- [INSTRUCTION] Return the material exactly, first line through the line containing "const years = d3.range(1962, 2001);", and nothing more. Pictures stay out.
###
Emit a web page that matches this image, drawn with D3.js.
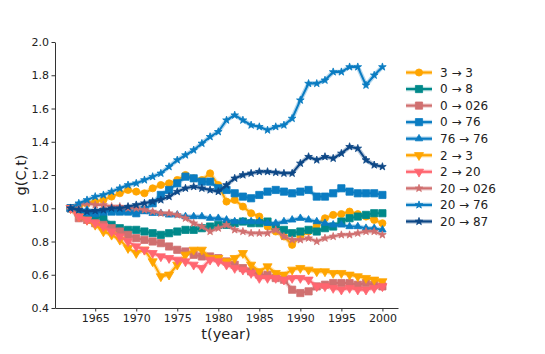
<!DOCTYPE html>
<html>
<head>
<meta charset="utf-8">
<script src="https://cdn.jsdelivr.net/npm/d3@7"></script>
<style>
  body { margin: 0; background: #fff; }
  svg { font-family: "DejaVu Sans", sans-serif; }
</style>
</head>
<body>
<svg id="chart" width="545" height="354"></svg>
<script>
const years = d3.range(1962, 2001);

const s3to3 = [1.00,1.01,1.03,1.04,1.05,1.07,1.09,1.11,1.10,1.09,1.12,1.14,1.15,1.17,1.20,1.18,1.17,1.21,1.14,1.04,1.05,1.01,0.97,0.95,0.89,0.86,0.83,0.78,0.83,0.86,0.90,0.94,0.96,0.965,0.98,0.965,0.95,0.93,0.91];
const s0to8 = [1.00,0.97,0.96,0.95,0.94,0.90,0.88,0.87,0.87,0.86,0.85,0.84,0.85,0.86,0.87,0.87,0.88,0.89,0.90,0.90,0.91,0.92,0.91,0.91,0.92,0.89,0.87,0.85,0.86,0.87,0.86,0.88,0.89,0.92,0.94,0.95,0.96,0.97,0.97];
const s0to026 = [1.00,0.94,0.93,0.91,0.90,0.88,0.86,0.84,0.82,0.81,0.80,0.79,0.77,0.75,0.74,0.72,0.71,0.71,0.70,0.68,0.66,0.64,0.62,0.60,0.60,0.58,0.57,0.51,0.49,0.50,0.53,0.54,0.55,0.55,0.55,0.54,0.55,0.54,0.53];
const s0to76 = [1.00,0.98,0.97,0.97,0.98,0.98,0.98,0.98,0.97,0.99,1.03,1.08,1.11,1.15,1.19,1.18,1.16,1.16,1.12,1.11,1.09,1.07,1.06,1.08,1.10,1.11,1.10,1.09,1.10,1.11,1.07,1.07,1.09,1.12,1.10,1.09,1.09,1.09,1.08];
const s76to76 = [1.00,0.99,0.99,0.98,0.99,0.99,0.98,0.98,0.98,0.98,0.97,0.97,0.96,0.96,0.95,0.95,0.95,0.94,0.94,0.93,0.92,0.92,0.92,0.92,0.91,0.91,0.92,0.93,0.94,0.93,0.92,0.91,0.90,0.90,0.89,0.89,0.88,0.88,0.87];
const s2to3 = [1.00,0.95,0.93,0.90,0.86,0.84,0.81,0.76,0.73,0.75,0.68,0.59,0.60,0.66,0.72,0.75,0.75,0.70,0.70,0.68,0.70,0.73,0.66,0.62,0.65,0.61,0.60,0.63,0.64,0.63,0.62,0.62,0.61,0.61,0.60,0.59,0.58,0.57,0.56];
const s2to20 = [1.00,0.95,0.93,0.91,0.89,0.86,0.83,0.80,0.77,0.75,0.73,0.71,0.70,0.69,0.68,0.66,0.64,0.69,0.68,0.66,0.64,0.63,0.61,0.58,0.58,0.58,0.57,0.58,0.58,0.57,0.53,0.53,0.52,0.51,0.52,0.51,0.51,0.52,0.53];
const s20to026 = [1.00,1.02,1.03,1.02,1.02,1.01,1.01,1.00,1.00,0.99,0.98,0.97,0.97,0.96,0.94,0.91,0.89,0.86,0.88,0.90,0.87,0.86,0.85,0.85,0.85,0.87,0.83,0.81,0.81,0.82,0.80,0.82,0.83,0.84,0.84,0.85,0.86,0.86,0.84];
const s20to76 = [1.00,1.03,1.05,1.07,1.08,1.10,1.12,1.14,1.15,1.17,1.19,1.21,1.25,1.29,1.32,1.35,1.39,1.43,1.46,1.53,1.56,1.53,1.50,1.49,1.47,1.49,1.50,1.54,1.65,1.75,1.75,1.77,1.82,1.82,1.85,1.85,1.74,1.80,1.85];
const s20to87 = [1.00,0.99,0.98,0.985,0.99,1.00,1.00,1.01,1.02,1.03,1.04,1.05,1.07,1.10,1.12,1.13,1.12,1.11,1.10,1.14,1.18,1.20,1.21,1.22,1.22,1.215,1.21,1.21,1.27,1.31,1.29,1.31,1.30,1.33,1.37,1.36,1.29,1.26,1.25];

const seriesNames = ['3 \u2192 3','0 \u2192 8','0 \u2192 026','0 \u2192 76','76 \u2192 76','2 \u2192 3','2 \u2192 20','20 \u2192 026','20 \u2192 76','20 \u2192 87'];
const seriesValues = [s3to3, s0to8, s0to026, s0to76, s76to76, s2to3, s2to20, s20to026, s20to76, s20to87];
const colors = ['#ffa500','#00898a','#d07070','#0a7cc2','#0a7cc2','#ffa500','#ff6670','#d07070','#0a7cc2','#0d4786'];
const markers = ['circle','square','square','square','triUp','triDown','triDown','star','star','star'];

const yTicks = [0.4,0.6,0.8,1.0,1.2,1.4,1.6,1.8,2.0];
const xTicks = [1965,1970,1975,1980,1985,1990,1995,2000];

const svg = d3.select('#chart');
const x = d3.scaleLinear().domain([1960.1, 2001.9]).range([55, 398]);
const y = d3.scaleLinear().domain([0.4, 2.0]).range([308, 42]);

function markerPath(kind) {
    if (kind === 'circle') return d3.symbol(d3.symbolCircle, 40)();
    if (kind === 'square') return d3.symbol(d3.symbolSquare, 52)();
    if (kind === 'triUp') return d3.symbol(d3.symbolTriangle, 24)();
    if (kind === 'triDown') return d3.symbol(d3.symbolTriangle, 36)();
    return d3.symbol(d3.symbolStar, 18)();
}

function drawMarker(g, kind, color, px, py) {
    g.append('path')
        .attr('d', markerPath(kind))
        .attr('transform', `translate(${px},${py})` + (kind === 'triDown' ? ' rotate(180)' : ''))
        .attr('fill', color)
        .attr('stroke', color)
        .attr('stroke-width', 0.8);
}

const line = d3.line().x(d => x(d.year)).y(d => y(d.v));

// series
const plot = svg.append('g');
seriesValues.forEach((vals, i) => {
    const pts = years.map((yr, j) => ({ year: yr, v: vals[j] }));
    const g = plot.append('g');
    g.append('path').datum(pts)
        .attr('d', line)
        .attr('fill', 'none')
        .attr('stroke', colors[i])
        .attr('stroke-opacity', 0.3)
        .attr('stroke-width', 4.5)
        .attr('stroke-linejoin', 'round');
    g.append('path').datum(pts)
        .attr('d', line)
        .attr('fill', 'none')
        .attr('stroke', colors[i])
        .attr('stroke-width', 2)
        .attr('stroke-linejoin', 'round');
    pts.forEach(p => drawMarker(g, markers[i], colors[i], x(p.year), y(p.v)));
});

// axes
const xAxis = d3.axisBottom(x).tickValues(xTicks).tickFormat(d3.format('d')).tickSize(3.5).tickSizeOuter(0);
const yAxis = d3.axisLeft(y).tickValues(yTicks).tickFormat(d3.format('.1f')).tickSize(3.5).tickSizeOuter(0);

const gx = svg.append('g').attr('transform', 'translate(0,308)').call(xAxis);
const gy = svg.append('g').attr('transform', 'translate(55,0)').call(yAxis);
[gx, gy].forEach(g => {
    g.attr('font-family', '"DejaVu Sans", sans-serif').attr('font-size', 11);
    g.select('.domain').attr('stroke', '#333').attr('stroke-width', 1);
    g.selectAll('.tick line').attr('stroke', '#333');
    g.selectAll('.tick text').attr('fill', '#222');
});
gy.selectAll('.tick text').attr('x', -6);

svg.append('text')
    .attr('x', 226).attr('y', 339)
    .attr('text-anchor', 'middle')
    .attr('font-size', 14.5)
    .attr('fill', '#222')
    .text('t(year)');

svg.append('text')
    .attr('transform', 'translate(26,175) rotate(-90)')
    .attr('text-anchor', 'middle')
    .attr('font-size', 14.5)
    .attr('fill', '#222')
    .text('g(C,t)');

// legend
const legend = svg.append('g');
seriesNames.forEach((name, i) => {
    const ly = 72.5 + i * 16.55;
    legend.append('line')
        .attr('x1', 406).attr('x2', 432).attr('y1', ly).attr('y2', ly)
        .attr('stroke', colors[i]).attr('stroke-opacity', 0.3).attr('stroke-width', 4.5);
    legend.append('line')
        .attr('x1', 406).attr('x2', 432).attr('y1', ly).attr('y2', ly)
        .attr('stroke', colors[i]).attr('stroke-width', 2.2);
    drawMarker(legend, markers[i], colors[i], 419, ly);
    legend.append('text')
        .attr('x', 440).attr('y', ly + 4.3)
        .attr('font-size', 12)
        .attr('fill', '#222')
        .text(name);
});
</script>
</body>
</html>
###
- [THE SOLUTION]
Emit a web page that matches this image, drawn with D3.js.
<!DOCTYPE html>
<html>
<head>
<meta charset="utf-8">
<script src="https://cdn.jsdelivr.net/npm/d3@7"></script>
<style>
  body { margin: 0; background: #fff; }
  svg { font-family: "DejaVu Sans", sans-serif; }
</style>
</head>
<body>
<svg id="chart" width="545" height="354"></svg>
<script>
const years = d3.range(1962, 2001);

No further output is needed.